What is Data Segmentation?

The term “data segmentation” refers to the process of sequestering from capture, access or view certain data elements that are perceived by a legal entity, institution, organization, or individual as being undesirable to share. This basic definition, however, does not account for the multiple permutations of segmentation in the health care context (i.e., granularity), nor does it adequately capture the varied considerations required for development of segmentation policy.

Challenge

Enable the implementation and management of disclosure policies that originate from the patient, the law, or an organization, in an interoperable manner within an electronic health information exchange environment, so that individually identifiable health information may be appropriately shared for: 1) Patient treatment and care coordination; 2) Third party payment; 3) Analysis and reporting for operations, utilization, access quality and outcomes; 4) Public health reporting; 5) Population health, technology assessment and research

Purpose and Goals

The purpose of this initiative is to enable the implementation and management of varying disclosure policies in an electronic health information exchange environment in an interoperable manner with the goal to produce a pilot project allowing providers to share portions of an electronic medical record while not sharing others, such as information related to substance abuse treatment, which is given heightened protection under the law.

Scope

This initiative will focus on defining the use case, its user stories and requirements supporting a standards-based privacy protection architecture and specifically application of data segmentation for interchange across systems.
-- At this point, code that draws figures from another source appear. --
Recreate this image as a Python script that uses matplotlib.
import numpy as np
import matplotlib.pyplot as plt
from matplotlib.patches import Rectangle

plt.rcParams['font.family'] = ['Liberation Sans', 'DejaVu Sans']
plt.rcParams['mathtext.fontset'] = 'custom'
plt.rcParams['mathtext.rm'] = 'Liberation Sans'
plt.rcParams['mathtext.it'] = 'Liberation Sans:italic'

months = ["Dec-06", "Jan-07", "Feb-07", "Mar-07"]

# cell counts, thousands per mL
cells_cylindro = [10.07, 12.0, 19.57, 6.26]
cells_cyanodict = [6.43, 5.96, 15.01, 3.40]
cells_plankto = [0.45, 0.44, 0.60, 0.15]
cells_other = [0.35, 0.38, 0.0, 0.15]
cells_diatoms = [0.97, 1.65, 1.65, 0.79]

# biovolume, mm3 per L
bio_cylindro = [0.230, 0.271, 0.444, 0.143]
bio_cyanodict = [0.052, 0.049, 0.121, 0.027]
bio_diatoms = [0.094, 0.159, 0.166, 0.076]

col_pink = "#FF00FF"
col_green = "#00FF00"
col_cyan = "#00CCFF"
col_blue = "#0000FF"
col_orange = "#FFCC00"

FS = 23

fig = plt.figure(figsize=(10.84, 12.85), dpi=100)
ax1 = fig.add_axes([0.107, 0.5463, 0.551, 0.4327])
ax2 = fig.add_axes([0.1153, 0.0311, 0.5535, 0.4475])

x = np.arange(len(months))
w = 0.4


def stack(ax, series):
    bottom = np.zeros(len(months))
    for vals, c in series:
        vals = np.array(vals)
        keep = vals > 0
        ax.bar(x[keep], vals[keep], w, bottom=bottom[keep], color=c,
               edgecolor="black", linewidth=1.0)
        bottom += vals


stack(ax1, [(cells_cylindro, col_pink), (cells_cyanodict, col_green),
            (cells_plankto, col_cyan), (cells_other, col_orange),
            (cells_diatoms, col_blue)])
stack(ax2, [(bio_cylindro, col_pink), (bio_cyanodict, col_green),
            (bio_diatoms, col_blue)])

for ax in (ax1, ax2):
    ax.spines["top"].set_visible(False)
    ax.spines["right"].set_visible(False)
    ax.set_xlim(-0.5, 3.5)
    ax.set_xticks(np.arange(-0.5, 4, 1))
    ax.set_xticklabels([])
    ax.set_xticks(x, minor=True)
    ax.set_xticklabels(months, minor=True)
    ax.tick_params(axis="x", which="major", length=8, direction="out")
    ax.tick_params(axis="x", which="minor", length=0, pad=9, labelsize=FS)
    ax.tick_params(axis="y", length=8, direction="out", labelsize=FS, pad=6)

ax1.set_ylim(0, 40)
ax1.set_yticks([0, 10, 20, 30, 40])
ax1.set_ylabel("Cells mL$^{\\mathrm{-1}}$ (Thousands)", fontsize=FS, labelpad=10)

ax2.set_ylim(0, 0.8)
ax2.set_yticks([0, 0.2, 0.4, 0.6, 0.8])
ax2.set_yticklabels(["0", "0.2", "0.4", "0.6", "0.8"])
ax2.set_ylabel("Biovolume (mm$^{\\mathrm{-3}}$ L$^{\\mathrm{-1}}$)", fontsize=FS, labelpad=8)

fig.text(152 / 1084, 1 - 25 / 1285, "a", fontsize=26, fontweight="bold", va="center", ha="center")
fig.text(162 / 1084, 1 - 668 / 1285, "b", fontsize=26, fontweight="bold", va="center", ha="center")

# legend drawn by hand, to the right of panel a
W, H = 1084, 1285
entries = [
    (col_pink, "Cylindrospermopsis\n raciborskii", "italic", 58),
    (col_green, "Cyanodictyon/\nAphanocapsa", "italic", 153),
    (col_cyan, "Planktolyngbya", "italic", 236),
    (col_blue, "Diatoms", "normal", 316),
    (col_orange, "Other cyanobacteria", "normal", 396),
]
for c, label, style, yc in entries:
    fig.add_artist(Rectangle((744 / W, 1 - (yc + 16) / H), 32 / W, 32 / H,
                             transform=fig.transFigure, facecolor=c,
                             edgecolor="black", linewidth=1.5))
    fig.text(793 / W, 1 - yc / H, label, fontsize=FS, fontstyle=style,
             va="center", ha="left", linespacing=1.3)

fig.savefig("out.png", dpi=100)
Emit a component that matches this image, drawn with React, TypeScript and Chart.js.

Together with recommendations from the HITSC, the requirements will serve as the basis for a reference model validating the completeness of the standards in fulfilling the defined requirements and maintaining the privacy of the patient data based on patient consent decisions, applicable law and policies. Initial use case functional and data set requirements will encompass metadata tagging of privacy attributes in clinical and policy records and specifically considerations for 42 CFR Part 2 and non-disclosure to payers of patients paying out-of-pocket for their care as defined in Proposed Rule 45 CFR Part 164.522(a)(1)(iv) Existing relevant standards, implementation guides, prototypes and technologies will be looked to when developing the reference model.